Friday, September 26, 2008

Do You List or Advertise

On a number of occasions I have had discussions with my peers, vendors, and colleagues in regards to what is considered an advertisement. In my industry a majority of marketing dollars are spent on "listings". "Listings," by my definition, are marketing dollars spent to post your product or company on a website, guide, or book that puts you right along side your competition. A "listing" also provides essentially the same information and format to display your information as your competitors. I do not consider "listings" advertising or advertisements. They are a necessary evil that unfortunately eat up a majority of my marketing budget in the apartment industry. Advertisements in my opinion are a marketing choice that allows your company or product to be creative, develop a brand, or have unique placement.

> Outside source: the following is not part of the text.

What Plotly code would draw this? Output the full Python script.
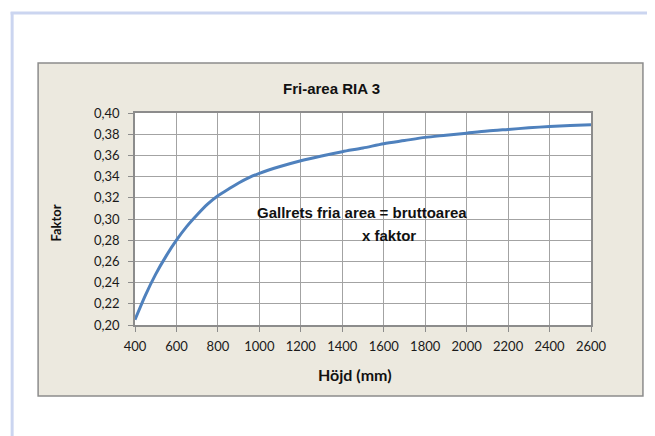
import plotly.graph_objects as go

# Data
hojd = [400, 450, 500, 550, 600, 650, 700, 750, 800, 850, 900, 950, 1000, 1100, 1200,
        1300, 1400, 1500, 1600, 1700, 1800, 1900, 2000, 2100, 2200, 2300, 2400, 2500, 2600]
faktor = [0.205, 0.228, 0.248, 0.265, 0.280, 0.293, 0.304, 0.314, 0.322, 0.328, 0.334,
          0.339, 0.343, 0.3495, 0.355, 0.3595, 0.3635, 0.367, 0.371, 0.374, 0.377, 0.379,
          0.381, 0.383, 0.3845, 0.386, 0.3873, 0.3883, 0.389]
x_ticks = list(range(400, 2601, 200))
y_ticks = [0.20, 0.22, 0.24, 0.26, 0.28, 0.30, 0.32, 0.34, 0.36, 0.38, 0.40]

OFF = 8  # page body margin
W_FIG, H_FIG = 655 - OFF, 436 - OFF
L, R, T, B = 134.5 - OFF, 591 - OFF, 113 - OFF, 325 - OFF
PW, PH = R - L, B - T


def px(x):
    return (x - OFF - L) / PW


def py(y):
    return (B - (y - OFF)) / PH


fig = go.Figure()
fig.add_trace(go.Scatter(
    x=hojd, y=faktor, mode="lines",
    line=dict(color="#4F81BD", width=3, shape="spline", smoothing=0.8),
    hoverinfo="skip", showlegend=False,
))

grid = "#A3A3A3"
axis_common = dict(
    showgrid=True, gridcolor=grid, gridwidth=1.2,
    showline=True, linecolor="#8C8C8C", linewidth=1.5, mirror=True,
    ticks="outside", ticklen=5, tickcolor="#8C8C8C", tickwidth=1.2,
    zeroline=False,
    tickfont=dict(family="Lato, Open Sans, sans-serif", size=13, color="#1a1a1a"),
)

fig.update_xaxes(range=[400, 2600], tickvals=x_ticks, ticktext=[str(v) for v in x_ticks],
                 ticklabelstandoff=4, **axis_common)
fig.update_yaxes(range=[0.20, 0.40], tickvals=y_ticks,
                 ticktext=[f"{v:.2f}".replace(".", ",") for v in y_ticks],
                 ticklabelstandoff=6, **axis_common)

shapes = [
    # chart area box
    dict(type="rect", xref="paper", yref="paper", layer="below",
         x0=px(37.5), x1=px(643), y0=py(396), y1=py(63),
         fillcolor="#ECE9DF", line=dict(color="#8C8C8C", width=1.5)),
    # plot area white
    dict(type="rect", xref="paper", yref="paper", layer="below",
         x0=0, x1=1, y0=0, y1=1, fillcolor="white", line=dict(width=0)),
    # lavender frame lines
    dict(type="line", xref="paper", yref="paper", layer="below",
         x0=px(11.5), x1=px(11.5), y0=py(12), y1=py(440),
         line=dict(color="#CBD5F0", width=3)),
    dict(type="line", xref="paper", yref="paper", layer="below",
         x0=px(10), x1=px(660), y0=py(13), y1=py(13),
         line=dict(color="#CBD5F0", width=3)),
]

bold_sans = "Liberation Sans, Arial, sans-serif"
annotations = [
    dict(text="<b>Fri-area RIA 3</b>", xref="paper", yref="paper",
         x=px(331), y=py(88), showarrow=False, xanchor="center", yanchor="middle",
         font=dict(family=bold_sans, size=15, color="#111")),
    dict(text="<b>Gallrets fria area = bruttoarea</b>", xref="paper", yref="paper",
         x=px(362), y=py(212), showarrow=False, xanchor="center", yanchor="middle",
         font=dict(family=bold_sans, size=15, color="#111")),
    dict(text="<b>x faktor</b>", xref="paper", yref="paper",
         x=px(389), y=py(235), showarrow=False, xanchor="center", yanchor="middle",
         font=dict(family=bold_sans, size=15, color="#111")),
    dict(text="<b>Höjd (mm)</b>", xref="paper", yref="paper",
         x=px(355), y=py(374), showarrow=False, xanchor="center", yanchor="middle",
         font=dict(family="Lato, Open Sans, sans-serif", size=16, color="#111")),
    dict(text="<b>Faktor</b>", xref="paper", yref="paper", textangle=-90,
         x=px(55), y=py(223), showarrow=False, xanchor="center", yanchor="middle",
         font=dict(family="Lato, Open Sans, sans-serif", size=13, color="#111")),
]

fig.update_layout(
    width=W_FIG, height=H_FIG,
    margin=dict(l=L, r=W_FIG - R, t=T, b=H_FIG - B, pad=0),
    paper_bgcolor="white", plot_bgcolor="white",
    shapes=shapes, annotations=annotations,
    showlegend=False,
)

fig.write_html("out.html")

I feel in my industry we have allowed the "listing" companies to disguise themselves as advertisements and we pay too high of premiums to utilize these glorified yellowpage ads. And it doesn't seem to stop. A new online "listing" service comes on board all the time. As an industry why do we accept this? How do these listings help to separate you from your competition? All these listing services do is treat our communities and apartments as a commodity. We're not commodities, and we need to stop marketing like we are.

Develop great websites for your properties/companies, blog about them, provide outstanding customer service, build unique and distinctive communities/products/services, find your branding niche and exploit it, don't settle for listings as your main form of marketing. Everyone's in the yellowpages, but your company message needs to be more than just a phone number as that's what everyone else is doing. Dare to be different! Listing are a necessary evil while advertisements are a marketing choice.

Tuesday, September 9, 2008

Search Engine Optimization

So I am completely overwhelmed by the whole SEO thing. Wow, who knew how much really went into this. It really takes experts to manage, optimize, and monitor SEO, or does it? Today I had a conference call with HubSpot.com. They advertise themselves as an Internet Marketing company. I Googled "Internet Marketing" and they did come up on the 1st page, but not as the 1st listing.

What they showed me today in a webex conference call was pretty good. They have software that measures your website optimization vs. up to 20 other competitors based on keywords. That alone was pretty sweet. Then they utilize this data to make recommendations for improving your website and helping to promote or create all the other links and online posts you need to improve your SEO. In 45 minutes I was impressed, and they really just scratched the surface I felt. This is the 1st SEO tool I've seen that really seems to measure and help.